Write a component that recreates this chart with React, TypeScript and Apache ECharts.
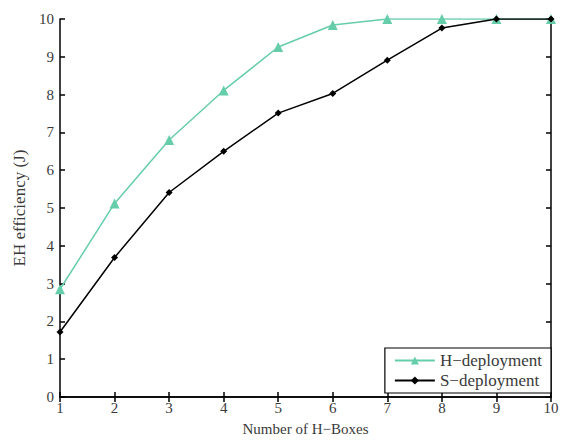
import React, { useEffect, useRef } from "react";
import * as echarts from "echarts";

const xCategories = [1, 2, 3, 4, 5, 6, 7, 8, 9, 10];
const hDeployment = [2.85, 5.12, 6.8, 8.11, 9.26, 9.84, 10, 10, 10, 10];
const sDeployment = [1.72, 3.69, 5.41, 6.5, 7.51, 8.03, 8.91, 9.76, 10, 10];
const seriesNames = ["H\u2212deployment", "S\u2212deployment"];

const FONT = "Liberation Serif";
const TXT = "#3a3a3a";

export default function App() {
  const ref = useRef<HTMLDivElement>(null);
  useEffect(() => {
    if (!ref.current) return;
    const chart = echarts.init(ref.current, undefined, { renderer: "svg" });
    const axisLine = { show: true, lineStyle: { color: "#000", width: 1.5 } };
    const tick = { show: true, inside: true, length: 5, lineStyle: { color: "#000", width: 1.5 } };
    chart.setOption({
      animation: false,
      backgroundColor: "#fff",
      textStyle: { fontFamily: FONT },
      grid: { left: 60, right: 16, top: 19, bottom: 38 },
      legend: {
        orient: "vertical",
        right: 16,
        bottom: 48,
        backgroundColor: "#fff",
        borderColor: "#000",
        borderWidth: 1.2,
        borderRadius: 0,
        padding: [4, 9, 4, 9],
        itemGap: 3,
        itemWidth: 40,
        itemHeight: 10,
        textStyle: { fontFamily: FONT, fontSize: 17, color: TXT },
        data: seriesNames,
      },
      xAxis: [
        {
          type: "value",
          min: 1,
          max: 10,
          interval: 1,
          name: "Number of H\u2212Boxes",
          nameLocation: "middle",
          nameGap: 24,
          nameTextStyle: { fontFamily: FONT, fontSize: 15, color: TXT },
          axisLine,
          axisTick: tick,
          axisLabel: { fontFamily: FONT, fontSize: 15, color: TXT, margin: 3 },
          splitLine: { show: false },
        },
        {
          type: "value",
          position: "top",
          min: 1,
          max: 10,
          interval: 1,
          axisLine,
          axisTick: tick,
          axisLabel: { show: false },
          splitLine: { show: false },
        },
      ],
      yAxis: [
        {
          type: "value",
          min: 0,
          max: 10,
          interval: 1,
          name: "EH efficiency (J)",
          nameLocation: "middle",
          nameGap: 27,
          nameTextStyle: { fontFamily: FONT, fontSize: 17, color: TXT },
          axisLine,
          axisTick: tick,
          axisLabel: { fontFamily: FONT, fontSize: 15, color: TXT, margin: 6 },
          splitLine: { show: false },
        },
        {
          type: "value",
          position: "right",
          min: 0,
          max: 10,
          interval: 1,
          axisLine,
          axisTick: tick,
          axisLabel: { show: false },
          splitLine: { show: false },
        },
      ],
      series: [
        {
          name: seriesNames[0],
          type: "line",
          data: xCategories.map((x, i) => [x, hDeployment[i]]),
          symbol: "triangle",
          symbolSize: 10,
          lineStyle: { color: "#66CDAA", width: 1.5 },
          itemStyle: { color: "#66CDAA" },
          z: 3,
        },
        {
          name: seriesNames[1],
          type: "line",
          data: xCategories.map((x, i) => [x, sDeployment[i]]),
          symbol: "diamond",
          symbolSize: 7,
          lineStyle: { color: "#000", width: 1.5 },
          itemStyle: { color: "#000" },
          z: 4,
        },
      ],
    });
    return () => chart.dispose();
  }, []);
  return (
    <div
      ref={ref}
      style={{ position: "absolute", left: 0, top: 0, width: 567, height: 441 }}
    />
  );
}
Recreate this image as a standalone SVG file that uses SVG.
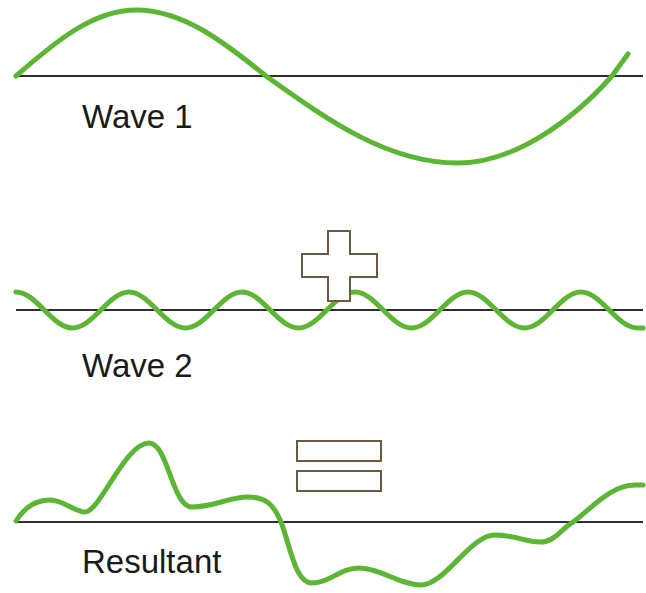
============================================================
▶ CHALLENGE
Restate the entire listing word for word, excluding pictures.

▶ FINAL ANSWER
Write a component that recreates this chart with React, TypeScript and Apache ECharts.
import React, { useEffect, useRef } from "react";
import * as echarts from "echarts";

const xCategories = [1, 2, 3, 4, 5, 6, 7, 8, 9, 10];
const hDeployment = [2.85, 5.12, 6.8, 8.11, 9.26, 9.84, 10, 10, 10, 10];
const sDeployment = [1.72, 3.69, 5.41, 6.5, 7.51, 8.03, 8.91, 9.76, 10, 10];
const seriesNames = ["H\u2212deployment", "S\u2212deployment"];

const FONT = "Liberation Serif";
const TXT = "#3a3a3a";

export default function App() {
  const ref = useRef<HTMLDivElement>(null);
  useEffect(() => {
    if (!ref.current) return;
    const chart = echarts.init(ref.current, undefined, { renderer: "svg" });
    const axisLine = { show: true, lineStyle: { color: "#000", width: 1.5 } };
    const tick = { show: true, inside: true, length: 5, lineStyle: { color: "#000", width: 1.5 } };
    chart.setOption({
      animation: false,
      backgroundColor: "#fff",
      textStyle: { fontFamily: FONT },
      grid: { left: 60, right: 16, top: 19, bottom: 38 },
      legend: {
        orient: "vertical",
        right: 16,
        bottom: 48,
        backgroundColor: "#fff",
        borderColor: "#000",
        borderWidth: 1.2,
        borderRadius: 0,
        padding: [4, 9, 4, 9],
        itemGap: 3,
        itemWidth: 40,
        itemHeight: 10,
        textStyle: { fontFamily: FONT, fontSize: 17, color: TXT },
        data: seriesNames,
      },
      xAxis: [
        {
          type: "value",
          min: 1,
          max: 10,
          interval: 1,
          name: "Number of H\u2212Boxes",
          nameLocation: "middle",
          nameGap: 24,
          nameTextStyle: { fontFamily: FONT, fontSize: 15, color: TXT },
          axisLine,
          axisTick: tick,
          axisLabel: { fontFamily: FONT, fontSize: 15, color: TXT, margin: 3 },
          splitLine: { show: false },
        },
        {
          type: "value",
          position: "top",
          min: 1,
          max: 10,
          interval: 1,
          axisLine,
          axisTick: tick,
          axisLabel: { show: false },
          splitLine: { show: false },
        },
      ],
      yAxis: [
        {
          type: "value",
          min: 0,
          max: 10,
          interval: 1,
          name: "EH efficiency (J)",
          nameLocation: "middle",
          nameGap: 27,
          nameTextStyle: { fontFamily: FONT, fontSize: 17, color: TXT },
          axisLine,
          axisTick: tick,
          axisLabel: { fontFamily: FONT, fontSize: 15, color: TXT, margin: 6 },
          splitLine: { show: false },
        },
        {
          type: "value",
          position: "right",
          min: 0,
          max: 10,
          interval: 1,
          axisLine,
          axisTick: tick,
          axisLabel: { show: false },
          splitLine: { show: false },
        },
      ],
      series: [
        {
          name: seriesNames[0],
          type: "line",
          data: xCategories.map((x, i) => [x, hDeployment[i]]),
          symbol: "triangle",
          symbolSize: 10,
          lineStyle: { color: "#66CDAA", width: 1.5 },
          itemStyle: { color: "#66CDAA" },
          z: 3,
        },
        {
          name: seriesNames[1],
          type: "line",
          data: xCategories.map((x, i) => [x, sDeployment[i]]),
          symbol: "diamond",
          symbolSize: 7,
          lineStyle: { color: "#000", width: 1.5 },
          itemStyle: { color: "#000" },
          z: 4,
        },
      ],
    });
    return () => chart.dispose();
  }, []);
  return (
    <div
      ref={ref}
      style={{ position: "absolute", left: 0, top: 0, width: 567, height: 441 }}
    />
  );
}
Recreate this image as a standalone SVG file that uses SVG.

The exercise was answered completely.